Uma e meia da manhã, eu a dar-me conta que já nem precisamos de um Herman José ou de um Ricardo Araújo Pereira para criarem uma caricatura deste tipo. O homem já faz o serviço todo, e com génio: ele é o fetiche por ditadores, ele é a cena hilariante no cemitério de Santa Comba, ele é o achar que há 300 milhões de pessoas espalhadas por outros continentes à espera que os portugueses lhes vão dar sentido à vida, ele é o discurso esquivo e falso (Salazar? Não, eu gosto é do Estaline! Quer dizer, tem dias. Também gosto do Chávez. E o Salazar, convenhamos, tinha algumas coisas boas. Não era tudo, era só algumas coisas. Não muitas, só as suficientes para ir lá acocorar-me em frente ao seu túmulo. A verdade é que eu, em termos de ditadores, sou um rapaz muito policromático, desde que seja uma figura forte, uma pessoa que saiba o que é bom para o seu povo, está bem. Vou a Santa Comba porque se pode ir de camioneta, isto ao preço a que a vida está não dá para ir assim sem mais em peregrinação até à muralha do Kremlin.)

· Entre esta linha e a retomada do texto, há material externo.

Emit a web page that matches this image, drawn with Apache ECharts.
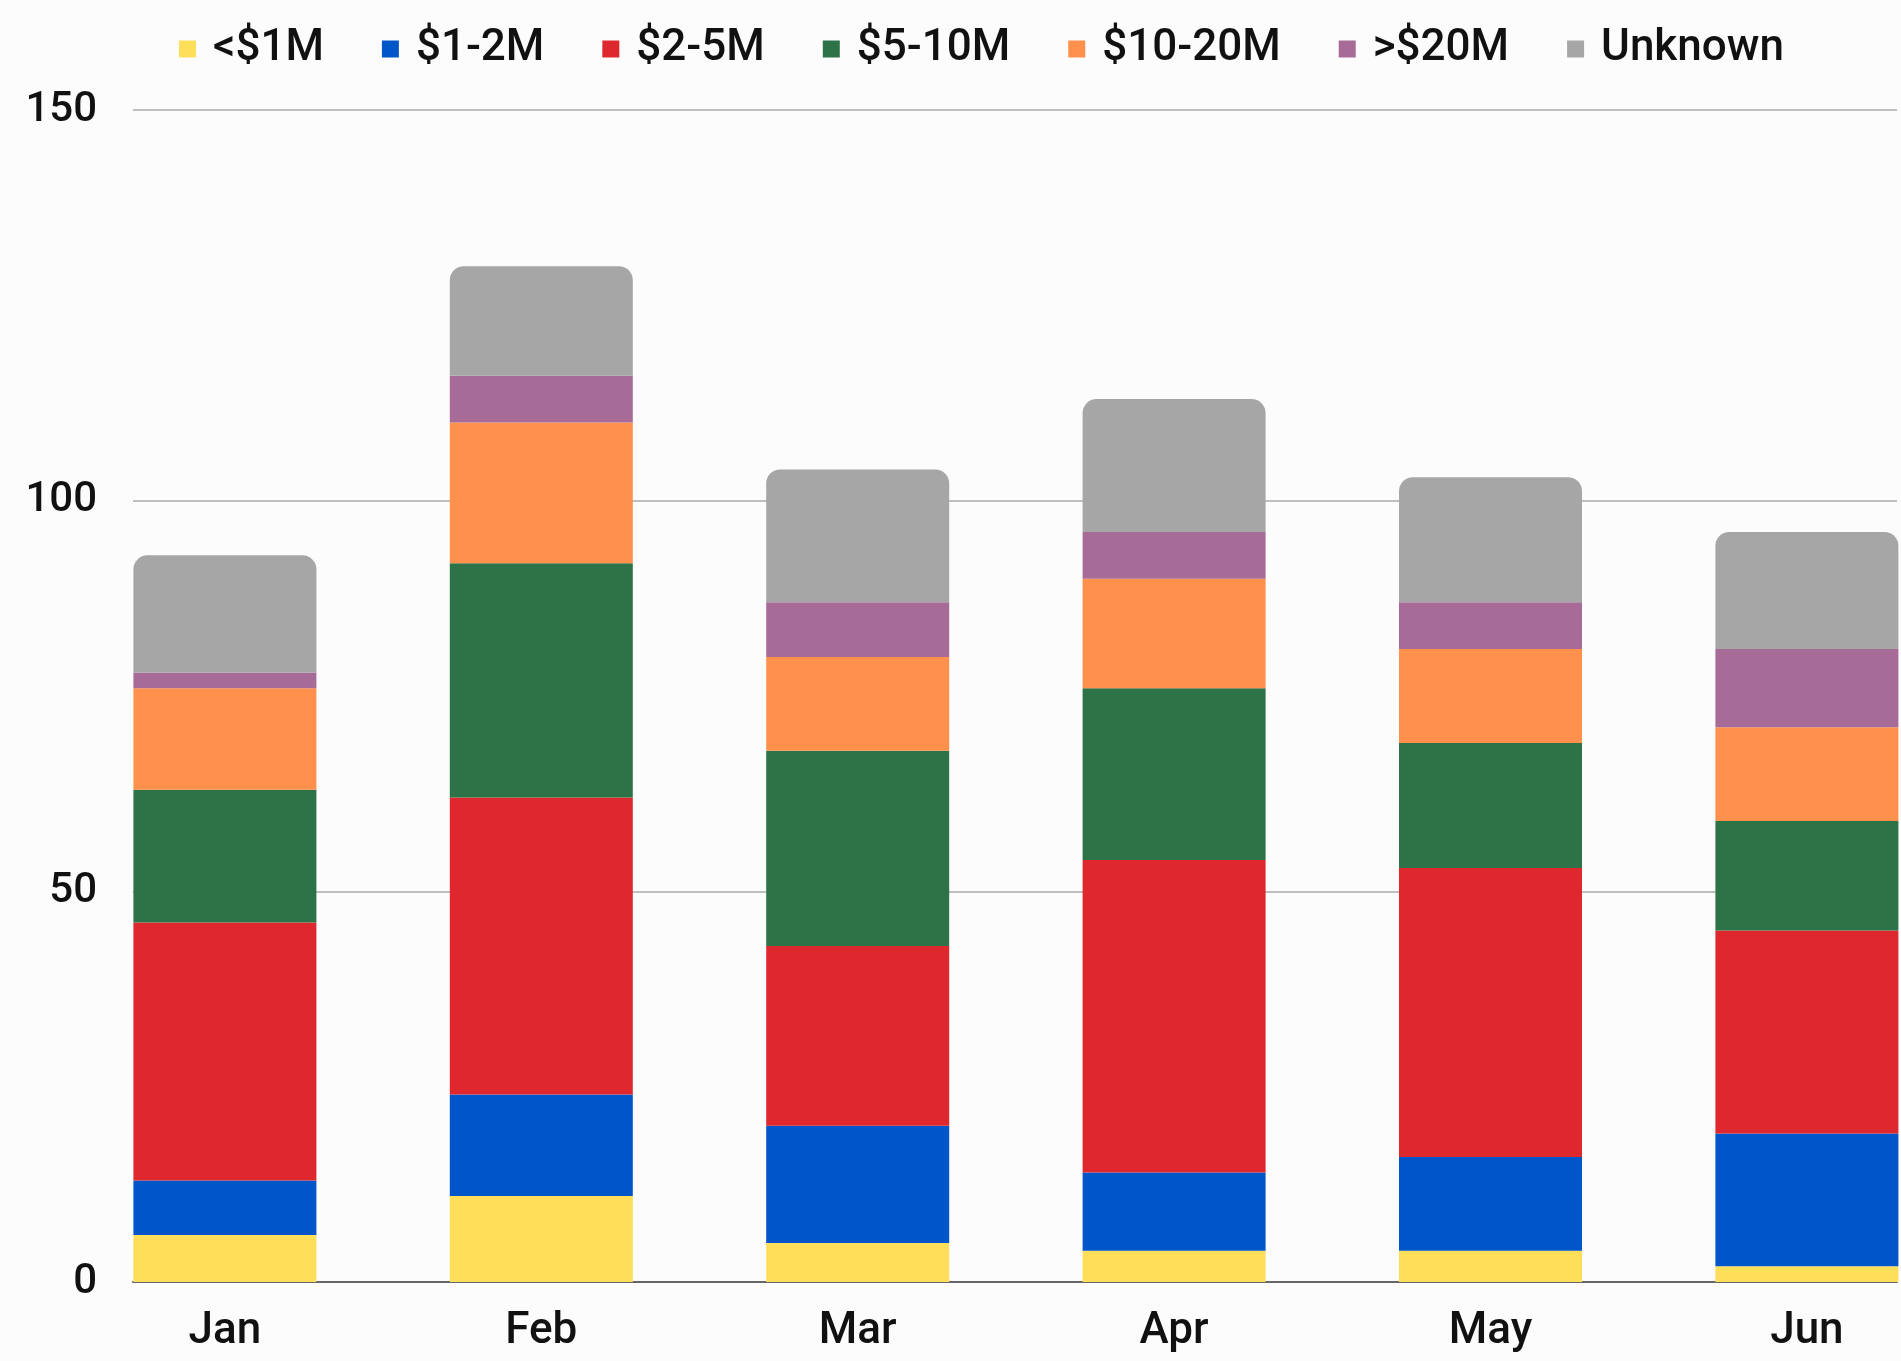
<!DOCTYPE html>
<html>

<head>
    <meta charset="utf-8">
    <script src="https://cdn.jsdelivr.net/npm/echarts@6/dist/echarts.min.js"></script>
    <style>
        html, body { margin: 0; padding: 0; background: #fdfcfd; }
    </style>
</head>

<body>
    <div id="main" style="width: 1901px;height:1361px;"></div>

    <script>
        // months on the x axis
        var months = ['Jan', 'Feb', 'Mar', 'Apr', 'May', 'Jun'];

        // counts per size bucket, bottom to top of each stack
        var under1M = [6, 11, 5, 4, 4, 2];
        var from1to2M = [7, 13, 15, 10, 12, 17];
        var from2to5M = [33, 38, 23, 40, 37, 26];
        var from5to10M = [17, 30, 25, 22, 16, 14];
        var from10to20M = [13, 18, 12, 14, 12, 12];
        var over20M = [2, 6, 7, 6, 6, 10];
        var unknown = [15, 14, 17, 17, 16, 15];

        var yTicks = [0, 50, 100, 150];

        var fontName = 'Roboto';
        var textColor = '#111';

        var buckets = [
            { name: '<$1M', data: under1M, color: '#ffde59' },
            { name: '$1-2M', data: from1to2M, color: '#0055c9' },
            { name: '$2-5M', data: from2to5M, color: '#de282e' },
            { name: '$5-10M', data: from5to10M, color: '#2e7348' },
            { name: '$10-20M', data: from10to20M, color: '#ff914d' },
            { name: '>$20M', data: over20M, color: '#a66b96' },
            { name: 'Unknown', data: unknown, color: '#a6a6a6' }
        ];

        var myChart = echarts.init(document.getElementById('main'));

        var series = buckets.map(function (b, i) {
            var last = i === buckets.length - 1;
            return {
                name: b.name,
                type: 'bar',
                stack: 'total',
                xAxisIndex: 0,
                yAxisIndex: 0,
                barWidth: 183,
                data: b.data,
                itemStyle: {
                    color: b.color,
                    borderRadius: last ? [14, 14, 0, 0] : 0
                },
                emphasis: { disabled: true }
            };
        });

        var option = {
            backgroundColor: '#fdfcfd',
            animation: false,
            textStyle: { fontFamily: fontName },
            color: buckets.map(function (b) { return b.color; }),
            legend: {
                left: 174,
                top: 22,
                itemWidth: 17,
                itemHeight: 17,
                itemGap: 58,
                icon: 'rect',
                data: buckets.map(function (b) { return b.name; }),
                textStyle: {
                    fontFamily: fontName,
                    fontSize: 44,
                    fontWeight: 500,
                    color: textColor,
                    padding: [0, 0, 0, 12]
                }
            },
            grid: [
                // bars: one band per month, first bar flush with the plot's left edge
                { left: 66.7, width: 1898.4, top: 110, bottom: 79, outerBoundsMode: 'none', containLabel: false },
                // gridlines and base line
                { left: 133, right: 4, top: 110, bottom: 79, outerBoundsMode: 'none', containLabel: false }
            ],
            xAxis: [
                {
                    type: 'category',
                    gridIndex: 0,
                    data: months,
                    axisLine: { show: false },
                    axisTick: { show: false },
                    axisLabel: {
                        fontFamily: fontName,
                        fontSize: 44,
                        fontWeight: 500,
                        color: textColor,
                        margin: 28
                    }
                },
                {
                    type: 'value',
                    gridIndex: 1,
                    min: 0,
                    max: 1,
                    axisLine: { show: true, lineStyle: { color: '#666', width: 2 } },
                    axisTick: { show: false },
                    axisLabel: { show: false },
                    splitLine: { show: false }
                }
            ],
            yAxis: [
                {
                    type: 'value',
                    gridIndex: 0,
                    min: yTicks[0],
                    max: yTicks[yTicks.length - 1],
                    interval: 50,
                    show: false,
                    splitLine: { show: false }
                },
                {
                    type: 'value',
                    gridIndex: 1,
                    min: yTicks[0],
                    max: yTicks[yTicks.length - 1],
                    interval: 50,
                    axisLine: { show: false },
                    axisTick: { show: false },
                    axisLabel: {
                        fontFamily: fontName,
                        fontSize: 42,
                        fontWeight: 500,
                        color: textColor,
                        margin: 36
                    },
                    splitLine: { lineStyle: { color: '#bfbfbf', width: 2 } }
                }
            ],
            series: series
        };

        myChart.setOption(option);
    </script>

</body>

</html>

Depois adormeci, e sonhei com Luís de Camões a ler na Corte, em voz alta,

E vós, ó bem nascida segurança
Da Lusitânia antiga liberdade,
E não menos certíssima esperança
De aumento da pequena Cristandade;
Vós, ó novo temor da Maura lança,
Maravilha fatal da nossa idade


e no trono de D. Sebastião estava sentado o Rafael Pinto Borges, e no regaço tinha um i-pad com um novo artigo para o Bom Dia, onde falava da necessidade imperiosa de partir para Alcácer Quibir para cumprir o destino da Portugalidade.



5 comentários:

Anónimo disse...

Incrível, é mesmo de tirar o sono.
E a táctica, ou a natureza, de não ter uma mensagem clara, torna tudo mais confuso e difícil de discutir claramente. Faz lembrar o Milo (deve ser fã). Mas nalgumas partes a clareza vem ao de cima, como nisto que escreveu sobre Mário Soares: "M. Soares é este Portugal e este regime. O seu legado é um Portugal novamente ínfimo, sugado de juventude, castrado na fome de grandeza e devolvido a uma prisão europeia de 92 000 km² após séculos de aventura imperial."
Há qualquer coisa de anti-científico ou racional nos discursos desta nova extrema-direita. Criticam tanto o "politicamente correcto", mas parecem bem conscientes dele, pois em vez de dizerem abertamente o que acham, comunicam tudo por insinuações. Se confrontados com elas, ah não era nada disso que eu queria dizer...estão a deturpar a mensagem..Pois. Então são contra a descolonização, é isso? Ok, podemos ter um debate aberto sobre isso. Em vez de ter tds os jornais a espalharem a nova deste "movimento da nova portugalidade" que não tem ponta por onde se lhe pegue, porque não há nada que explique claramente as ideias e objectivos deles.
Caraças eu também tenho orgulho de ser portuguesa. Não é possível aumentar a auto-estima dos portugueses sem ser com lembranças das "aventuras" dos descobrimentos?

Ana

Júlio de Matos disse...



O D. Sebastião foi para Alcácer-Quibir
De lança na mão, a investir, a investir!
Com o cavalo atulhado de livros de História
E guitarras de Fado, para cantar "Vitória!":

https://www.letras.mus.br/sergio-godinho/498141/

Helena Araújo disse...

Ana,
claro que é!
Uma vez uma amiga alemã disse-me, a rir: "vocês, portugueses, estão sempre a olhar para o passado. No séc. XIV fizeram os descobrimentos, e desde então nunca fizeram mais nada."
É pena darmos esta imagem de termos ficado parados nos feitos gloriosos de há meio milénio.

Rita R. Carreira disse...

Falava eu com um amigo no outro dia e dizia-lhe que, na minha opinião, a fascinação de alguns portugueses por déspotas -- agora andam fascinados com o Trump -- advém de, em Portugal, se confundir força com competência. Será que esse Rafael já saiu de Portugal? Mesmo não tendo saído, é capaz de ser especialista em todos os países do mundo...

Helena Araújo disse...

Eu estava capaz de organizar uma vaquinha para lhe comprar um bilhete de ida para a tal portugalidade. Ia ser giro vê-lo a testar as suas teorias na realidade.